I also tested a simulation up to 20k... about 25mn... I understand the 2k by default. It was about 1s per frequency (mode?). Waiting for the plots update, I was wondering the reason... I ran on this laptop my first DML simulation based on the Finite Difference Method with some large arrays and linear system solving, it was slow also but here I imagine it as to loop on the modes, on the frequency range for each (probably on a log scale?) and on the 2D of the plate to get the velocity. All being based on formulas, under Python it is the job of Numpy to work on arrays (matrix)... sorry this is my developer side who think loud!
For the SPL 80dB scale for the SPL is too large. 50dB is more usual.
In the IR plot, I have a change at about 1500Hz like a scale effect (suddenly, the yellow/green level expend on time).
You will have maybe to think to several time scale for the IR. A 200ms is maybe relevant for a 20Hz frequency but not from a auditory point of view. 50ms is already a long time. When we will look at time EQ for DML, the horizon will be in my opinion much below 10ms.
For further test, I will probably wait for a Linux version...
Of course I point here issues or possible improvements. For the rest : thank you again to share all of that with us.
Christian
I added a Linux installer to the webpage. I compiled the app on Ubuntu - hopefully it works on your Linux distribution.
There is apparently a bug where dropdown menus don't work unless you add "export ENABLE_QWEBWINDOW=true" before calling the app. This fix worked for me. The app actually seems to run more quickly in Linux!
Believe it or not, there is only one loop in the code - over frequency. Everything else is 4-dimensional matrix operations and such. I'm surprised that you were able to get it up to 25 mins - must've been a very large and very thin panel, or perhaps just the older computer wasn't happy.
Hi Shido
You'll have to be able to flex your panel to release it from the rigid glass... Is that going to be possible??
Hi Dave:
Thanks for the release.
I messed around with it and have a few questions :
1/ Materials - I figure the pre-sets just prefill the properties boxes and we can adjust them to suit other materials ? ie - start with anything and change to your desired material properties via the boxes. In that case, to make it clear, why not add a custom material which leaves the boxes blank?.

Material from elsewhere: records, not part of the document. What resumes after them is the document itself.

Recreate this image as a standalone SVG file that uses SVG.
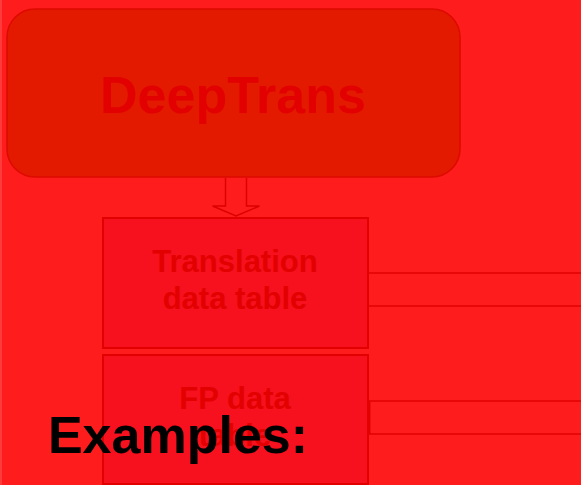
<svg xmlns="http://www.w3.org/2000/svg" width="581" height="485" viewBox="0 0 581 485">
  <style>
    text { font-family: "Liberation Sans", Arial, sans-serif; font-weight: bold; text-anchor: middle; }
    .faint { fill: #e30000; }
    .box { fill: #f7101d; stroke: #e30000; stroke-width: 2; }
    .rail { fill: none; stroke: #e30000; stroke-width: 1.5; }
  </style>
  <!-- backdrop -->
  <rect x="0" y="0" width="581" height="485" fill="#ff1c1c"/>
  <rect x="0" y="0" width="2" height="485" fill="#ff3a3a"/>

  <g id="deeptrans">
    <rect x="7" y="9" width="453" height="168" rx="28" ry="28" fill="#e31a00" stroke="#dd0a00" stroke-width="1.5"/>
    <text class="faint" x="233" y="113" font-size="52">DeepTrans</text>
  </g>

  <g id="connectors">
    <path d="M225.5 178 V206 H212.5 L236 216 L259.5 206 H246.5 V178" fill="none" stroke="#dd0000" stroke-width="1.5" stroke-linejoin="miter"/>
    <rect class="rail" x="368" y="273" width="220" height="33"/>
    <rect class="rail" x="369.7" y="401" width="220" height="33"/>
  </g>

  <g id="translation-table">
    <rect class="box" x="103" y="218" width="265" height="130"/>
    <text class="faint" x="235" y="272" font-size="31">Translation</text>
    <text class="faint" x="235" y="309" font-size="31">data table</text>
  </g>

  <g id="fp-table">
    <rect class="box" x="103" y="355" width="265" height="129"/>
    <text class="faint" x="235" y="408.5" font-size="31">FP data</text>
    <text class="faint" x="235" y="446" font-size="31">table</text>
  </g>

  <g id="examples">
    <text x="178" y="453" font-size="52" fill="#000000">Examples:</text>
  </g>
</svg>
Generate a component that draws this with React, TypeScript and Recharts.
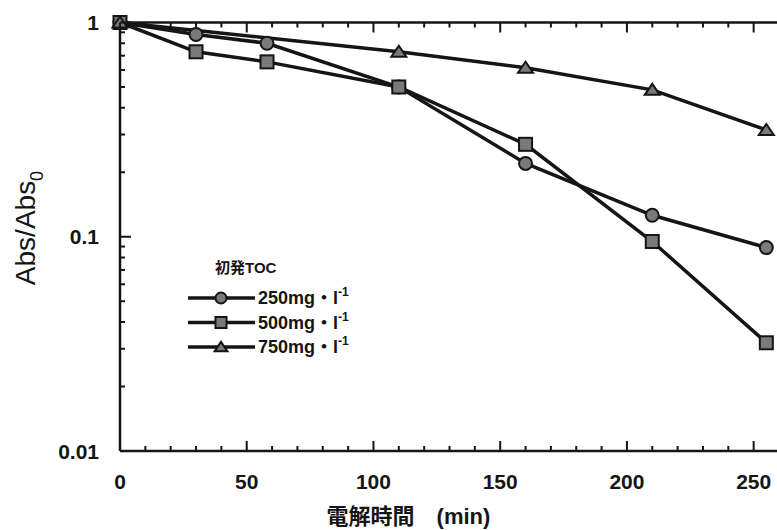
import { LineChart, Line, XAxis, YAxis, Legend } from 'recharts';

// 電解時間 (min)
const timeMin = [0, 30, 58, 110, 160, 210, 255];
const abs250 = [1, 0.88, 0.8, 0.5, 0.22, 0.126, 0.089];
const abs500 = [1, 0.73, 0.655, 0.5, 0.27, 0.095, 0.032];
// 750 mg/l series: only these points are drawn
const timeMin750 = [0, 110, 160, 210, 255];
const abs750 = [1, 0.73, 0.615, 0.485, 0.315];

const xTicks = [0, 10, 20, 30, 40, 50, 60, 70, 80, 90, 100, 110, 120, 130, 140, 150, 160, 170, 180, 190, 200, 210, 220, 230, 240, 250, 260];
const xLabels = [0, 50, 100, 150, 200, 250];
const yTicks = [0.01, 0.02, 0.03, 0.04, 0.05, 0.06, 0.07, 0.08, 0.09, 0.1, 0.2, 0.3, 0.4, 0.5, 0.6, 0.7, 0.8, 0.9, 1];
const yLabels = [0.01, 0.1, 1];

const legendTitle = '初発TOC';
const seriesNames = ['250mg・l', '500mg・l', '750mg・l'];
const shapes = ['circle', 'square', 'triangle'];

const INK = '#151515';
const FILL = '#7a7a7a';
const FONT = '"Liberation Sans", Arial, "Noto Sans CJK JP", sans-serif';
const X_GAP = 23;
const Y_GAP = 21;
const PLOT_TOP = 22.5;

const toRows = (xs: number[], ys: number[]) => xs.map((t, i) => ({ t, v: ys[i] }));
const data250 = toRows(timeMin, abs250);
const data500 = toRows(timeMin, abs500);
const data750 = toRows(timeMin750, abs750);

function Marker({ shape, cx, cy, s = 1 }: { shape: string; cx: number; cy: number; s?: number }) {
  if (shape === 'circle') {
    return <circle cx={cx} cy={cy} r={6.5 * s} fill={FILL} stroke={INK} strokeWidth={2} />;
  }
  if (shape === 'square') {
    const h = 6.5 * s;
    return <rect x={cx - h} y={cy - h} width={2 * h} height={2 * h} fill={FILL} stroke={INK} strokeWidth={2} />;
  }
  const w = 7.5 * s;
  return (
    <polygon
      points={`${cx - w},${cy + 5 * s} ${cx + w},${cy + 5 * s} ${cx},${cy - 6 * s}`}
      fill={FILL}
      stroke={INK}
      strokeWidth={2}
    />
  );
}

const dotFor = (shape: string) => (p: any) =>
  p.cx == null || p.cy == null ? <g key={`e-${p.index}`} /> : (
    <g key={`${shape}-${p.index}`}>
      <Marker shape={shape} cx={p.cx} cy={p.cy} />
    </g>
  );

// bottom axis labels + inward ticks on bottom and top frame
function BottomTick({ x, y, payload }: any) {
  const v = payload.value;
  const major = xLabels.includes(v);
  const base = y - X_GAP;
  const len = major ? 10 : 5;
  return (
    <g>
      <line x1={x} x2={x} y1={base} y2={base - len} stroke={INK} strokeWidth={2} />
      <line x1={x} x2={x} y1={PLOT_TOP} y2={PLOT_TOP + len} stroke={INK} strokeWidth={2} />
      {major && (
        <text x={x} y={y} dy="0.71em" textAnchor="middle" fontSize={21} fontWeight="bold" fontFamily={FONT} fill={INK}>
          {v}
        </text>
      )}
    </g>
  );
}

function LeftTick({ x, y, payload }: any) {
  const v = payload.value;
  const major = yLabels.includes(v);
  const base = x + Y_GAP;
  return (
    <g>
      <line x1={base} x2={base + (major ? 11 : 5)} y1={y} y2={y} stroke={INK} strokeWidth={2} />
      {major && (
        <text x={x} y={y} dy="0.36em" textAnchor="end" fontSize={21} fontWeight="bold" fontFamily={FONT} fill={INK}>
          {v}
        </text>
      )}
    </g>
  );
}

function YTitle() {
  return (
    <text transform="translate(35,228) rotate(-90)" textAnchor="middle" fontSize={28} fontFamily={FONT} fill={INK}>
      Abs/Abs
      <tspan dy={8} fontSize={18}>0</tspan>
    </text>
  );
}

function LegendBox() {
  return (
    <svg width={200} height={112} style={{ overflow: 'visible', display: 'block' }}>
      <text x={35} y={23} fontSize={15} fontWeight="bold" fontFamily={FONT} fill={INK}>
        {legendTitle}
      </text>
      {seriesNames.map((name, i) => {
        const cy = 48 + i * 24.5;
        return (
          <g key={name}>
            <line x1={8} x2={75} y1={cy} y2={cy} stroke={INK} strokeWidth={3.5} />
            <Marker shape={shapes[i]} cx={41} cy={cy} s={0.85} />
            <text x={78} y={cy + 6} fontSize={18} fontWeight="bold" fontFamily={FONT} fill={INK}>
              {name}
              <tspan dy={-8} fontSize={12}>-1</tspan>
            </text>
          </g>
        );
      })}
    </svg>
  );
}

export default function App() {
  return (
    <div style={{ position: 'fixed', left: 0, top: 0, width: 777, height: 530, overflow: 'hidden', background: '#fff' }}>
      <LineChart width={781} height={530} margin={{ top: 21.5, right: 2, left: 0, bottom: 0 }}>
        <XAxis
          xAxisId={0}
          type="number"
          dataKey="t"
          domain={[0, 260]}
          ticks={xTicks}
          interval={0}
          height={79}
          tickSize={0}
          tickMargin={X_GAP}
          tickLine={false}
          tick={BottomTick}
          axisLine={{ stroke: INK, strokeWidth: 2.5 }}
          label={{
            value: '電解時間　(min)',
            position: 'insideBottom',
            offset: 6,
            dx: -41,
            fontSize: 22,
            fontWeight: 'bold',
            fontFamily: FONT,
            fill: INK,
          }}
        />
        <XAxis
          xAxisId="top"
          orientation="top"
          type="number"
          domain={[0, 260]}
          height={1}
          tick={false}
          tickLine={false}
          axisLine={{ stroke: INK, strokeWidth: 2.5 }}
        />
        <YAxis
          yAxisId={0}
          type="number"
          scale="log"
          domain={[0.01, 1]}
          ticks={yTicks}
          interval={0}
          width={120}
          tickSize={0}
          tickMargin={Y_GAP}
          tickLine={false}
          tick={LeftTick}
          axisLine={{ stroke: INK, strokeWidth: 2.5 }}
          label={{ content: YTitle }}
        />
        <Legend
          content={LegendBox}
          layout="vertical"
          align="center"
          verticalAlign="middle"
          wrapperStyle={{ left: 180, top: 250, width: 200, height: 112 }}
        />
        <Line
          data={data250}
          dataKey="v"
          name="250"
          type="linear"
          stroke={INK}
          strokeWidth={3.5}
          dot={dotFor('circle')}
          activeDot={false}
          isAnimationActive={false}
        />
        <Line
          data={data500}
          dataKey="v"
          name="500"
          type="linear"
          stroke={INK}
          strokeWidth={3.5}
          dot={dotFor('square')}
          activeDot={false}
          isAnimationActive={false}
        />
        <Line
          data={data750}
          dataKey="v"
          name="750"
          type="linear"
          stroke={INK}
          strokeWidth={3.5}
          dot={dotFor('triangle')}
          activeDot={false}
          isAnimationActive={false}
        />
      </LineChart>
    </div>
  );
}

2/ I ran a few compare cycles and after a couple the comps slowed to a crawl (my desktop is pretty quick) - then I found there was no way to abort a run so I had to ctrl-alt-del - stop matlab process? - Is that correct or did I miss something?
3/ I hope the next release will allow selective mixed support cases.
4/ I really hope the next release will allow anisotropy 🙂
5/ It would be good if comparison graphs changed colours.
No doubt more to come both ways
Thanks again
Eucy
Hello Christian
About the perforated materials, I use the Libra:
It is intended to be used in front of sound absortion sheets (you can try whatever material specs you want and, also, vary the distance from the perforated material to the sheets) for best results, although it can be used solely (with about half the absorption rating) as I use in home.
As for appearance it looks like a regular window light blackout (I use it also for that purpose).
@Christian:”The third |document| one enters quite easily in my knowledge field. I recommend to read it. It is really interesting the idea the brain can build a representation of the sound of a room. (…)The third document opens to an other hypothesis which is by its wide radiation, the reverberation field of a DML playing in a room is close enough of the representation build by the brain with other sounds that the DML disapears.”
Precisely, and that`s why I prefer the dml close to the walls (with the toe in they are almost on the corners) just with the Libra taming the back wave and the glass wall doing is job.
@Christian:”For the reverberation as a tool, I have no experience...”
Not with the tool (yet I will dare to say), but tons of listen experience.
it`s never to much to praise the effort of members like you, Valeric or Leob, and a special welcome to EarthTonesElectronics, to find the DML physics objectiveness. With those capable hands in the task, I prefer to put my attention in the psychoacoustic area.
So let´s start form the sound reverberation experience and do a kind of reverse engineering, which lead to:
@Christian: “Have you made tests in this idea |mimic the dml sound in a conventional speaker|? Which kind of sound treatment?”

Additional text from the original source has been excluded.